We’re almost done, but there are a couple of bits of hair you should worry about. First, if you invoke grep with more than one file on the command line, each line of output begins with the name of the file in which it found a match:

 ... ./2008/rudx-log.txt:QSO: 14000 CW 2008-03-15 1526 W1JQ      599 0054  UA6YW         599 AD ./2009/rudx-log.txt:QSO: 14000 CW 2009-03-21 1225 W1JQ      599 0015  RG3K          599 VR ... 

We’re lucky. grep just sticks the filename at the beginning of the line without adding spaces, and we’re using awk to print selected whitespace-separated fields. So the number of any field didn’t change. If we were using colrm, we’d have to fiddle with things to find the right columns. If the filenames had different lengths (reasonably likely, though not possible here), we couldn’t use colrm at all. Fortunately, you can suppress the filename by using greph.

The second piece of hair is less common, but potentially more troublesome. If you look at the last command, what we’re doing is giving the find command a really long list of filenames. How long is long? Can that list get too long? The answers are “we don’t know,” and “maybe.” In the nasty old days, things broke when the command line got longer than a few thousand characters. These days, who knows what’s too long … But we’re doing “big data,” so it’s easy to imagine the find command expanding to hundreds of thousands, even millions of characters. More than that, our single Unix pipeline doesn’t parallelize very well; and if we really have big data, we want to parallelize it.

The answer to this problem is another old Unix utility, xargs. Xargs dates back to the time when it was fairly easy to come up with file lists that were too long. Its job is to break up command line arguments into groups and spawn as many separate commands as needed, running in parallel if possible (-P). We’d use it like this:

 $ find . -name rudx-log.txt -print | xargs grep '599 [A-Z][A-Z]'  |   awk '{print $2 " " $11}' | grep 14000 | sort | uniq | wc       48      96     432 

This command is actually a nice little map-reduce implementation: the xargs command maps grep all the cores on your machine, and the output is reduced (combined) by the awk/sort/uniq chain. xargs has lots of command line options, so if you want to be confused, read the man page.

Another approach is to use find‘s –exec option to invoke arbitrary commands. It’s somewhat more flexible than xargs, though in my opinion, findexec has the sort of overly flexible but confusing syntax that’s surprisingly likely to lead to disaster. (It’s worth noting that the examples for –exec almost always involve automating bulk file deletion. Excuse me, but that’s a recipe for heartache. Take this from the guy who once deleted the business plan, then found that the backups hadn’t been done for about 6 months.) There’s an excellent tutorial for both xargs and findexec at Softpanorama. I particularly like this tutorial because it emphasizes testing to make sure that your command won’t run amok and do bad things (like deleting the business plan).
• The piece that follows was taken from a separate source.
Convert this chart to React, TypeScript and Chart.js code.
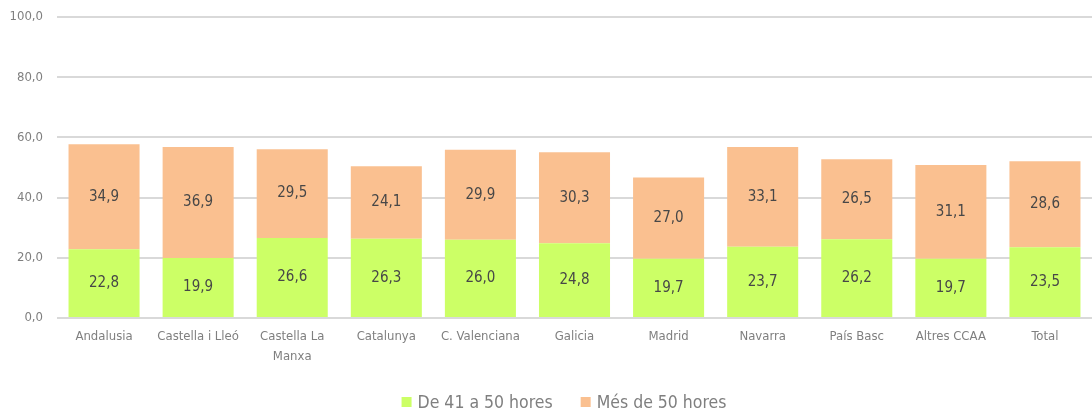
import React, { useEffect, useRef } from "react";
import { Chart, registerables } from "chart.js";

Chart.register(...registerables);

const categories: (string | string[])[] = [
  "Andalusia",
  "Castella i Lleó",
  ["Castella La", "Manxa"],
  "Catalunya",
  "C. Valenciana",
  "Galicia",
  "Madrid",
  "Navarra",
  "País Basc",
  "Altres CCAA",
  "Total",
];
const series41to50 = [22.8, 19.9, 26.6, 26.3, 26.0, 24.8, 19.7, 23.7, 26.2, 19.7, 23.5];
const seriesMore50 = [34.9, 36.9, 29.5, 24.1, 29.9, 30.3, 27.0, 33.1, 26.5, 31.1, 28.6];
const seriesNames = ["De 41 a 50 hores", "Més de 50 hores"];
const seriesColors = ["#CCFF66", "#FAC090"];
const yTicks = [0, 20, 40, 60, 80, 100];

const FONT = "'Liberation Sans Narrow', 'DejaVu Sans Condensed', sans-serif";

const fmt = (v: number) => v.toFixed(1).replace(".", ",");

const labelPlugin = {
  id: "segLabels",
  afterDatasetsDraw(chart: any) {
    const ctx = chart.ctx;
    ctx.save();
    ctx.font = `15px ${FONT}`;
    ctx.fillStyle = "#474747";
    ctx.textAlign = "center";
    ctx.textBaseline = "middle";
    chart.data.datasets.forEach((ds: any, i: number) => {
      const meta = chart.getDatasetMeta(i);
      meta.data.forEach((bar: any, j: number) => {
        const y = (bar.y + bar.base) / 2;
        ctx.fillText(fmt(ds.data[j]), bar.x, y);
      });
    });
    ctx.restore();
  },
};

const legendPlugin = {
  id: "customLegend",
  afterDraw(chart: any) {
    const ctx = chart.ctx;
    ctx.save();
    ctx.font = `17.5px ${FONT}`;
    ctx.textBaseline = "middle";
    ctx.textAlign = "left";
    const box = 10;
    const gapText = 6;
    const gapItem = 28;
    const widths = chart.data.datasets.map((ds: any) => ctx.measureText(ds.label).width);
    const total =
      widths.reduce((a: number, w: number) => a + box + gapText + w, 0) + gapItem * (widths.length - 1);
    let x = 564 - total / 2;
    const cy = 402;
    chart.data.datasets.forEach((ds: any, i: number) => {
      ctx.fillStyle = ds.backgroundColor;
      ctx.fillRect(x, cy - box / 2, box, box);
      x += box + gapText;
      ctx.fillStyle = "#7F7F7F";
      ctx.fillText(ds.label, x, cy + 1);
      x += widths[i] + gapItem;
    });
    ctx.restore();
  },
};

export default function App() {
  const ref = useRef<HTMLCanvasElement>(null);
  useEffect(() => {
    if (!ref.current) return;
    const chart = new Chart(ref.current, {
      type: "bar",
      data: {
        labels: categories,
        datasets: [
          {
            label: seriesNames[0],
            data: series41to50,
            backgroundColor: seriesColors[0],
            categoryPercentage: 1,
            barPercentage: 0.755,
          },
          {
            label: seriesNames[1],
            data: seriesMore50,
            backgroundColor: seriesColors[1],
            categoryPercentage: 1,
            barPercentage: 0.755,
          },
        ],
      },
      plugins: [labelPlugin, legendPlugin],
      options: {
        animation: false,
        responsive: false,
        layout: { padding: { top: 17, right: 0, left: 0, bottom: 0 } },
        plugins: {
          tooltip: { enabled: false },
          legend: { display: false },
        },
        scales: {
          x: {
            stacked: true,
            grid: { display: false, drawTicks: false },
            border: { display: false },
            ticks: {
              font: { family: FONT, size: 13, lineHeight: 1.5 },
              color: "#7F7F7F",
              padding: 9,
              maxRotation: 0,
              autoSkip: false,
            },
            afterFit: (s: any) => {
              s.height = 98;
            },
          },
          y: {
            stacked: true,
            min: 0,
            max: 100,
            afterBuildTicks: (s: any) => {
              s.ticks = yTicks.map((v) => ({ value: v }));
            },
            grid: { color: "#D9D9D9", lineWidth: 2, drawTicks: false },
            border: { display: false },
            ticks: {
              font: { family: FONT, size: 13 },
              color: "#7F7F7F",
              padding: 14,
              callback: (v: any) => fmt(Number(v)),
            },
            afterFit: (s: any) => {
              s.width = 57;
              s.paddingTop = 0;
              s.paddingBottom = 0;
            },
          },
        },
      },
    });
    return () => chart.destroy();
  }, []);
  return (
    <div style={{ position: "absolute", left: 0, top: 0, width: 1092, height: 416, background: "#fff" }}>
      <canvas ref={ref} width={1092} height={416} />
    </div>
  );
}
That’s not all. Back in the dark ages, I wrote a shell script that did a recursive grep through all the subdirectories of the current directory. That’s a good shell programming exercise which I’ll leave to the reader. More to the point, I’ve noticed that there’s now a -R option to grep that makes it recursive. Clever little buggers …

Before closing, I’d like to touch on a couple of tools that are a bit more exotic, but which should be in your arsenal in case things go wrong. odc gives a raw dump of every character in your file. (-c says to dump characters, rather than octal or hexadecimal). It’s useful if you think your data is corrupted (it happens), or if it has something in it that you didn’t expect (it happens a LOT). od will show you what’s happening; once you know what the problem is, you can fix it. To fix it, you may want to use sed. sed is a cranky old thing: more than a hand tool, but not quite a power tool; sort of an antique treadle-operated drill press. It’s great for editing files on the fly, and doing batch edits. For example, you might use it if NUL characters were scattered through the data.

Finally, a tool I just learned about (thanks, @dataspora): the pipe viewer, pv. It isn’t a standard Unix utility. It comes with some versions of Linux, but the chances are that you’ll have to install it yourself. If you’re a Mac user, it’s in macports. pv tells you what’s happening inside the pipes as the command progresses. Just insert it into a pipe like this:

 $ find . -name rudx-log.txt -print | xargs grep '599 [A-Z][A-Z]'  |   awk '{print $2 " " $11}' | pv | grep 14000 | sort | uniq | wc 3.41kB 0:00:00 [  20kB/s] [       48      96     432 

The pipeline runs normally, but you’ll get some additional output that shows the command’s progress. If something’s getting malfunctioning or performing too slowly, you’ll find out. pv is particularly good when you have huge amounts of data, and you can’t tell whether something has ground to a halt, or you just need to go out for coffee while the command runs to completion.

Whenever you need to work with data, don’t overlook the Unix “hand tools.” Sure, everything I’ve done here could be done with Excel or some other fancy tool like R or Mathematica. Those tools are all great, but if your data is living in the cloud, using these tools is possible, but painful. Yes, we have remote desktops, but remote desktops across the Internet, even with modern high-speed networking, are far from comfortable. Your problem may be too large to use the hand tools for final analysis, but they’re great for initial explorations. Once you get used to working on the Unix command line, you’ll find that it’s often faster than the alternatives. And the more you use these tools, the more fluent you’ll become.

Oh yeah, that broken data file that would have made this exercise superfluous? Someone emailed it to me after I wrote these scripts. The scripting took less than 10 minutes, start to finish. And, frankly, it was more fun.